Bring in a COO that has done it before and give that person full control while you become the “idea person”. The COO decides if your ideas fit into the overall strategy and implement them. The COO brings in their hires, and you take a very large step back.
Sell the business at a price. It might not be acceptable to you and you might not make money but if investors get break-even money back or better, it’s a win.
Sell off pieces of the business. Maybe you have developed one thing of value that some company might buy and run with. That gets investors a bit of money and allows you to wind down the business.
Exit the business and wind it down. Go out of business. Thank your investors for their support and let them know that you wished it would have gone differently but sometimes these things don’t work out. Good investors will understand that and they will appreciate getting the tax write-off. Failure is a part of the process.

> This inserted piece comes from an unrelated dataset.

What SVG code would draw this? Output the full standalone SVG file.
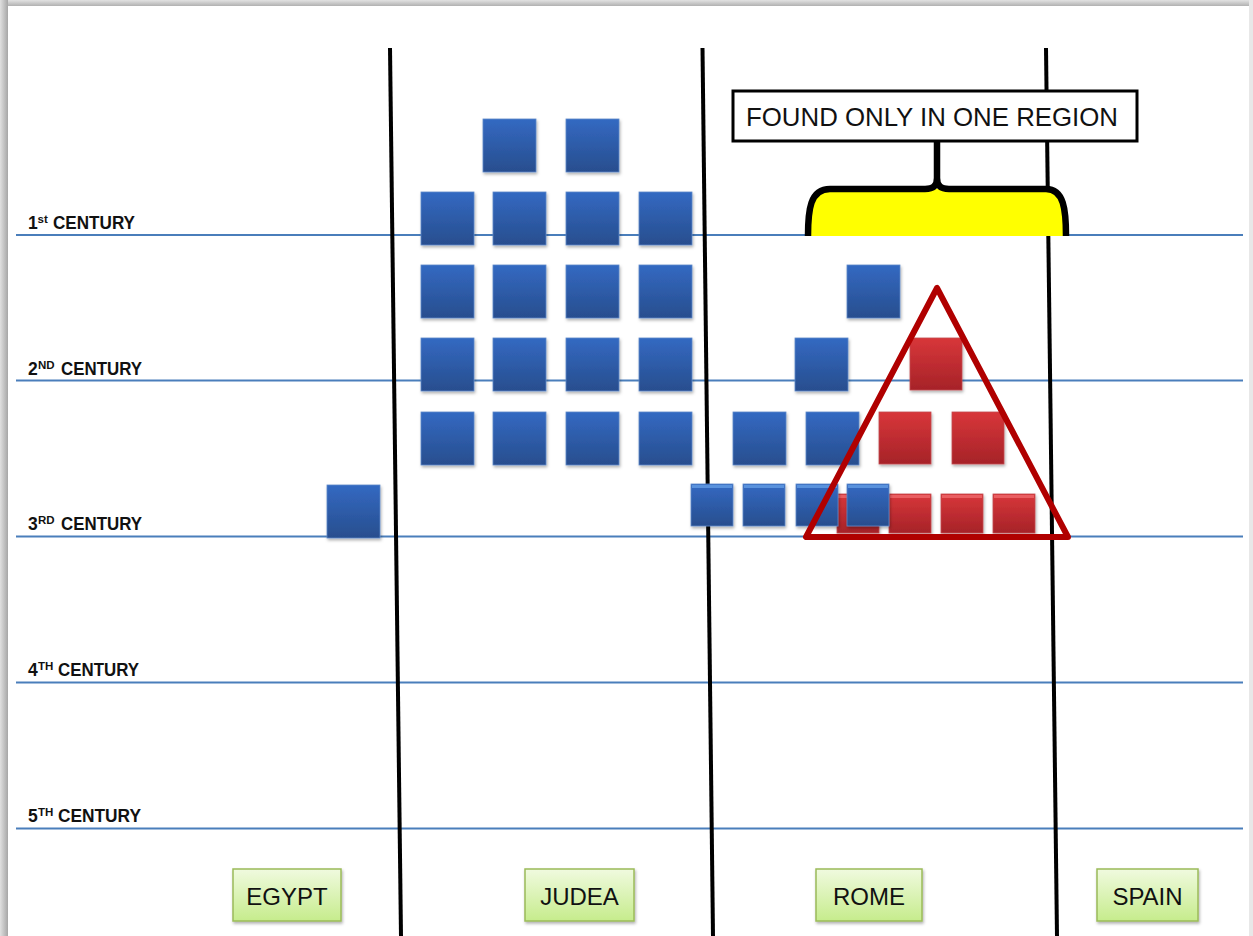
<svg xmlns="http://www.w3.org/2000/svg" width="1253" height="936" viewBox="0 0 1253 936">
<defs>
<linearGradient id="bg" x1="0" y1="0" x2="0" y2="1"><stop offset="0" stop-color="#e2e2e2"/><stop offset="1" stop-color="#a9a9a9"/></linearGradient>
<linearGradient id="bgl" x1="0" y1="0" x2="1" y2="0"><stop offset="0" stop-color="#e0e0e0"/><stop offset="1" stop-color="#a6a6a6"/></linearGradient>
<linearGradient id="blue" x1="0" y1="0" x2="0" y2="1"><stop offset="0" stop-color="#3369c2"/><stop offset="1" stop-color="#284e8e"/></linearGradient>
<linearGradient id="red" x1="0" y1="0" x2="0" y2="1"><stop offset="0" stop-color="#d8363a"/><stop offset="1" stop-color="#a62328"/></linearGradient>
<linearGradient id="green" x1="0" y1="0" x2="0" y2="1"><stop offset="0" stop-color="#f0fadf"/><stop offset="1" stop-color="#c6ec8c"/></linearGradient>
<filter id="sh" x="-20%" y="-20%" width="150%" height="150%"><feDropShadow dx="1" dy="2" stdDeviation="1.5" flood-color="#000" flood-opacity="0.3"/></filter>
</defs>
<style>
.hl{stroke:#4a7ebb;stroke-width:2}
.vl{stroke:#000;stroke-width:4}
.b{fill:url(#blue);stroke:#5d88c9;stroke-width:0.8;filter:url(#sh)}
.r{fill:url(#red);stroke:#c24a4e;stroke-width:0.8;filter:url(#sh)}
.hb{fill:#6aa4ea;opacity:0.7}
.hr{fill:#f27073;opacity:0.7}
.cen{font-family:"Liberation Sans",Arial,sans-serif;font-weight:bold;fill:#111}
.reg{fill:url(#green);stroke:#9bbb59;stroke-width:1.5;filter:url(#sh)}
.rt{font-family:"Liberation Sans",Arial,sans-serif;font-size:24px;fill:#111;text-anchor:middle}
</style>
<rect x="0" y="0" width="1253" height="936" fill="#fff"/>
<rect x="0" y="0" width="1253" height="7" fill="url(#bg)"/>
<rect x="0" y="0" width="8" height="936" fill="url(#bgl)"/>
<rect x="1249" y="0" width="4" height="936" fill="#e8e8e8"/>
<rect x="8" y="6" width="1241" height="930" fill="#fff"/>

<g id="century-lines">
<line class="hl" x1="16" y1="235" x2="1243" y2="235"/>
<line class="hl" x1="16" y1="380.5" x2="1243" y2="380.5"/>
<line class="hl" x1="16" y1="536.5" x2="1243" y2="536.5"/>
<line class="hl" x1="16" y1="682.5" x2="1243" y2="682.5"/>
<line class="hl" x1="16" y1="828.5" x2="1243" y2="828.5"/>
</g>
<g id="century-labels">
<g id="c1"><text class="cen" x="28" y="229" font-size="17.5">1</text><text class="cen" x="37.5" y="223" font-size="11.5">st</text><text class="cen" x="53" y="229" font-size="17.5" textLength="82" lengthAdjust="spacingAndGlyphs">CENTURY</text></g>
<g id="c2"><text class="cen" x="28" y="375" font-size="17.5">2</text><text class="cen" x="38" y="369" font-size="11.5">ND</text><text class="cen" x="61" y="375" font-size="17.5" textLength="81" lengthAdjust="spacingAndGlyphs">CENTURY</text></g>
<g id="c3"><text class="cen" x="28" y="530" font-size="17.5">3</text><text class="cen" x="38" y="524" font-size="11.5">RD</text><text class="cen" x="61" y="530" font-size="17.5" textLength="81" lengthAdjust="spacingAndGlyphs">CENTURY</text></g>
<g id="c4"><text class="cen" x="28" y="676" font-size="17.5">4</text><text class="cen" x="38" y="670" font-size="11.5">TH</text><text class="cen" x="58" y="676" font-size="17.5" textLength="81" lengthAdjust="spacingAndGlyphs">CENTURY</text></g>
<g id="c5"><text class="cen" x="28" y="822" font-size="17.5">5</text><text class="cen" x="38" y="816" font-size="11.5">TH</text><text class="cen" x="58" y="822" font-size="17.5" textLength="83" lengthAdjust="spacingAndGlyphs">CENTURY</text></g>
</g>
<g id="region-dividers">
<line class="vl" x1="390" y1="48" x2="401" y2="936"/>
<line class="vl" x1="702.5" y1="48" x2="713" y2="936"/>
<line class="vl" x1="1046" y1="48" x2="1057" y2="936"/>
</g>

<g id="egypt-blocks">
<rect class="b" x="327" y="485" width="53" height="53"/>
</g>
<g id="judea-blocks">
<rect class="b" x="483" y="119" width="53" height="53"/>
<rect class="b" x="566" y="119" width="53" height="53"/>
<rect class="b" x="421" y="192" width="53" height="53"/><rect class="b" x="493" y="192" width="53" height="53"/><rect class="b" x="566" y="192" width="53" height="53"/><rect class="b" x="639" y="192" width="53" height="53"/>
<rect class="b" x="421" y="265" width="53" height="53"/><rect class="b" x="493" y="265" width="53" height="53"/><rect class="b" x="566" y="265" width="53" height="53"/><rect class="b" x="639" y="265" width="53" height="53"/>
<rect class="b" x="421" y="338" width="53" height="53"/><rect class="b" x="493" y="338" width="53" height="53"/><rect class="b" x="566" y="338" width="53" height="53"/><rect class="b" x="639" y="338" width="53" height="53"/>
<rect class="b" x="421" y="412" width="53" height="53"/><rect class="b" x="493" y="412" width="53" height="53"/><rect class="b" x="566" y="412" width="53" height="53"/><rect class="b" x="639" y="412" width="53" height="53"/>
</g>
<g id="rome-blocks">
<rect class="b" x="847" y="265" width="53" height="53"/>
<rect class="b" x="795" y="338" width="53" height="53"/>
<rect class="b" x="733" y="412" width="53" height="53"/>
<rect class="b" x="806" y="412" width="53" height="53"/>
<rect class="r" x="910" y="338" width="52" height="52"/>
<rect class="r" x="879" y="412" width="52" height="52"/>
<rect class="r" x="952" y="412" width="52" height="52"/>
<rect class="r" x="837" y="494" width="42" height="39"/><rect class="hr" x="838" y="495" width="40" height="3"/>
<rect class="r" x="889" y="494" width="42" height="39"/><rect class="hr" x="890" y="495" width="40" height="3"/>
<rect class="r" x="941" y="494" width="42" height="39"/><rect class="hr" x="942" y="495" width="40" height="3"/>
<rect class="r" x="993" y="494" width="42" height="39"/><rect class="hr" x="994" y="495" width="40" height="3"/>
<rect class="b" x="691" y="484" width="42" height="42"/><rect class="hb" x="692" y="485" width="40" height="3"/>
<rect class="b" x="743" y="484" width="42" height="42"/><rect class="hb" x="744" y="485" width="40" height="3"/>
<rect class="b" x="796" y="484" width="42" height="42"/><rect class="hb" x="797" y="485" width="40" height="3"/>
<rect class="b" x="847" y="484" width="42" height="42"/><rect class="hb" x="848" y="485" width="40" height="3"/>
</g>
<g id="highlight-triangle">
<polygon points="937,288 806,537 1068,537" fill="none" stroke="#b00000" stroke-width="6" stroke-linejoin="round"/>
</g>

<g id="callout">
<path d="M 808 236 C 808 210 810 189 830 189 L 1046 189 C 1064 189 1066 210 1066 236 Z" fill="#ffff00"/>
<path d="M 808 236 C 808 210 810 189 830 189 L 925 189 C 933 189 937 186 937 178 L 937 141 M 937 178 C 937 186 941 189 949 189 L 1046 189 C 1064 189 1066 210 1066 236" fill="none" stroke="#000" stroke-width="6.5"/>
<rect x="733" y="91" width="404" height="50" fill="#fff" stroke="#000" stroke-width="3"/>
<text x="746" y="126" font-family="Liberation Sans, Arial, sans-serif" font-size="26" fill="#111" textLength="372" lengthAdjust="spacingAndGlyphs">FOUND ONLY IN ONE REGION</text>
</g>

<g id="region-egypt"><rect class="reg" x="233" y="869" width="108" height="52"/><text class="rt" x="287" y="905">EGYPT</text></g>
<g id="region-judea"><rect class="reg" x="525" y="869" width="109" height="52"/><text class="rt" x="579.5" y="905">JUDEA</text></g>
<g id="region-rome"><rect class="reg" x="816" y="869" width="106" height="52"/><text class="rt" x="869" y="905">ROME</text></g>
<g id="region-spain"><rect class="reg" x="1097" y="869" width="101" height="52"/><text class="rt" x="1147.5" y="905">SPAIN</text></g>
</svg>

We are entering the “harvest your losers tax selling season” of the year-long stock market cycle. If you are a startup CEO, you need to take a look in the mirror and really objectively analyze where your company is at, and if you are the right person to take it to the promised land. You also need to think about if it can even get to the promised land. If not, see above.
I’d say we are in the beginning of a major downturn. I heard of a survey where some 1/3 of small businesses didn’t make rent payments last month. That does not portend well for commercial real estate, which is usually second to fall after residential. Next will be layoffs, then closures and then the real pain will set in.